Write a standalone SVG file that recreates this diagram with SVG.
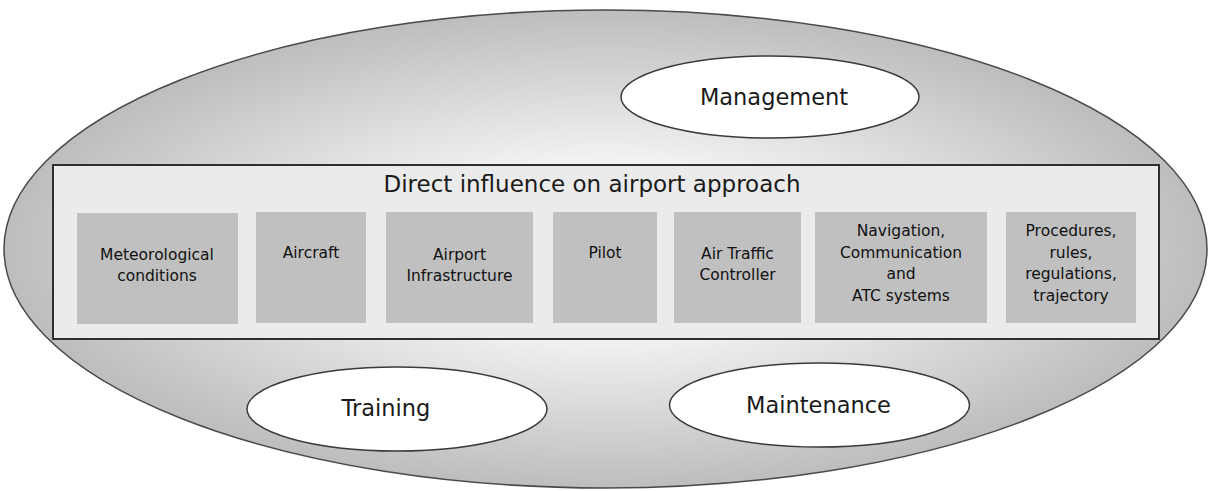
<svg xmlns="http://www.w3.org/2000/svg" width="1212" height="491" viewBox="0 0 1212 491">
  <defs>
    <radialGradient id="outerFill" cx="0.5" cy="0.5" r="0.5">
      <stop offset="0" stop-color="#ffffff"/>
      <stop offset="0.35" stop-color="#f4f4f4"/>
      <stop offset="1" stop-color="#bdbdbd"/>
    </radialGradient>
    <style>
      .outer { fill: url(#outerFill); stroke: #4a4a4a; stroke-width: 1.5; }
      .oval { fill: #ffffff; stroke: #3a3a3a; stroke-width: 1.5; }
      .frame { fill: #ebebeb; stroke: #2e2e2e; stroke-width: 2; }
      .box { fill: #c0c0c0; }
      .big { font-family: "DejaVu Sans", "Liberation Sans", sans-serif; font-size: 22.5px; fill: #1a1a1a; text-anchor: middle; }
      .title { font-family: "DejaVu Sans", "Liberation Sans", sans-serif; font-size: 23px; fill: #1a1a1a; text-anchor: middle; }
      .lbl { font-family: "DejaVu Sans", "Liberation Sans", sans-serif; font-size: 15.5px; fill: #111111; text-anchor: middle; }
    </style>
  </defs>

  <rect width="1212" height="491" fill="#ffffff"/>

  <!-- enclosing context -->
  <g id="context">
    <ellipse class="outer" cx="605.5" cy="249" rx="601.5" ry="239"/>
  </g>

  <!-- organisational factors -->
  <g id="management">
    <ellipse class="oval" cx="770" cy="97" rx="149" ry="41"/>
    <text class="big" x="774" y="105">Management</text>
  </g>
  <g id="training">
    <ellipse class="oval" cx="397" cy="409" rx="150" ry="42"/>
    <text class="big" x="386" y="416">Training</text>
  </g>
  <g id="maintenance">
    <ellipse class="oval" cx="819.5" cy="405" rx="150" ry="42"/>
    <text class="big" x="818.5" y="413">Maintenance</text>
  </g>

  <!-- direct influence frame -->
  <g id="direct-influence">
    <rect class="frame" x="53" y="165" width="1106" height="174"/>
    <text class="title" x="592" y="192">Direct influence on airport approach</text>
  </g>

  <g id="meteo">
    <rect class="box" x="77" y="213" width="161" height="111"/>
    <text class="lbl" x="157" y="260"><tspan x="157">Meteorological</tspan><tspan x="157" dy="21">conditions</tspan></text>
  </g>
  <g id="aircraft">
    <rect class="box" x="256" y="212" width="110" height="111"/>
    <text class="lbl" x="311" y="258">Aircraft</text>
  </g>
  <g id="airport">
    <rect class="box" x="386" y="212" width="147" height="111"/>
    <text class="lbl" x="459.5" y="260"><tspan x="459.5">Airport</tspan><tspan x="459.5" dy="21">Infrastructure</tspan></text>
  </g>
  <g id="pilot">
    <rect class="box" x="553" y="212" width="104" height="111"/>
    <text class="lbl" x="605" y="258">Pilot</text>
  </g>
  <g id="atc">
    <rect class="box" x="674" y="212" width="127" height="111"/>
    <text class="lbl" x="737.5" y="259"><tspan x="737.5">Air Traffic</tspan><tspan x="737.5" dy="21">Controller</tspan></text>
  </g>
  <g id="systems">
    <rect class="box" x="815" y="212" width="172" height="111"/>
    <text class="lbl" x="901" y="236"><tspan x="901">Navigation,</tspan><tspan x="901" dy="21.5">Communication</tspan><tspan x="901" dy="21.5">and</tspan><tspan x="901" dy="21.5">ATC systems</tspan></text>
  </g>
  <g id="procedures">
    <rect class="box" x="1006" y="212" width="130" height="111"/>
    <text class="lbl" x="1071" y="236"><tspan x="1071">Procedures,</tspan><tspan x="1071" dy="21.5">rules,</tspan><tspan x="1071" dy="21.5">regulations,</tspan><tspan x="1071" dy="21.5">trajectory</tspan></text>
  </g>

  <!-- no connectors in this figure -->
  <g id="connectors"/>
</svg>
···
Task objective. Copy every line of the data exactly as written, excluding the pictures.

Output of the exercise.
Write a standalone SVG file that recreates this diagram with SVG.
<svg xmlns="http://www.w3.org/2000/svg" width="1212" height="491" viewBox="0 0 1212 491">
  <defs>
    <radialGradient id="outerFill" cx="0.5" cy="0.5" r="0.5">
      <stop offset="0" stop-color="#ffffff"/>
      <stop offset="0.35" stop-color="#f4f4f4"/>
      <stop offset="1" stop-color="#bdbdbd"/>
    </radialGradient>
    <style>
      .outer { fill: url(#outerFill); stroke: #4a4a4a; stroke-width: 1.5; }
      .oval { fill: #ffffff; stroke: #3a3a3a; stroke-width: 1.5; }
      .frame { fill: #ebebeb; stroke: #2e2e2e; stroke-width: 2; }
      .box { fill: #c0c0c0; }
      .big { font-family: "DejaVu Sans", "Liberation Sans", sans-serif; font-size: 22.5px; fill: #1a1a1a; text-anchor: middle; }
      .title { font-family: "DejaVu Sans", "Liberation Sans", sans-serif; font-size: 23px; fill: #1a1a1a; text-anchor: middle; }
      .lbl { font-family: "DejaVu Sans", "Liberation Sans", sans-serif; font-size: 15.5px; fill: #111111; text-anchor: middle; }
    </style>
  </defs>

  <rect width="1212" height="491" fill="#ffffff"/>

  <!-- enclosing context -->
  <g id="context">
    <ellipse class="outer" cx="605.5" cy="249" rx="601.5" ry="239"/>
  </g>

  <!-- organisational factors -->
  <g id="management">
    <ellipse class="oval" cx="770" cy="97" rx="149" ry="41"/>
    <text class="big" x="774" y="105">Management</text>
  </g>
  <g id="training">
    <ellipse class="oval" cx="397" cy="409" rx="150" ry="42"/>
    <text class="big" x="386" y="416">Training</text>
  </g>
  <g id="maintenance">
    <ellipse class="oval" cx="819.5" cy="405" rx="150" ry="42"/>
    <text class="big" x="818.5" y="413">Maintenance</text>
  </g>

  <!-- direct influence frame -->
  <g id="direct-influence">
    <rect class="frame" x="53" y="165" width="1106" height="174"/>
    <text class="title" x="592" y="192">Direct influence on airport approach</text>
  </g>

  <g id="meteo">
    <rect class="box" x="77" y="213" width="161" height="111"/>
    <text class="lbl" x="157" y="260"><tspan x="157">Meteorological</tspan><tspan x="157" dy="21">conditions</tspan></text>
  </g>
  <g id="aircraft">
    <rect class="box" x="256" y="212" width="110" height="111"/>
    <text class="lbl" x="311" y="258">Aircraft</text>
  </g>
  <g id="airport">
    <rect class="box" x="386" y="212" width="147" height="111"/>
    <text class="lbl" x="459.5" y="260"><tspan x="459.5">Airport</tspan><tspan x="459.5" dy="21">Infrastructure</tspan></text>
  </g>
  <g id="pilot">
    <rect class="box" x="553" y="212" width="104" height="111"/>
    <text class="lbl" x="605" y="258">Pilot</text>
  </g>
  <g id="atc">
    <rect class="box" x="674" y="212" width="127" height="111"/>
    <text class="lbl" x="737.5" y="259"><tspan x="737.5">Air Traffic</tspan><tspan x="737.5" dy="21">Controller</tspan></text>
  </g>
  <g id="systems">
    <rect class="box" x="815" y="212" width="172" height="111"/>
    <text class="lbl" x="901" y="236"><tspan x="901">Navigation,</tspan><tspan x="901" dy="21.5">Communication</tspan><tspan x="901" dy="21.5">and</tspan><tspan x="901" dy="21.5">ATC systems</tspan></text>
  </g>
  <g id="procedures">
    <rect class="box" x="1006" y="212" width="130" height="111"/>
    <text class="lbl" x="1071" y="236"><tspan x="1071">Procedures,</tspan><tspan x="1071" dy="21.5">rules,</tspan><tspan x="1071" dy="21.5">regulations,</tspan><tspan x="1071" dy="21.5">trajectory</tspan></text>
  </g>

  <!-- no connectors in this figure -->
  <g id="connectors"/>
</svg>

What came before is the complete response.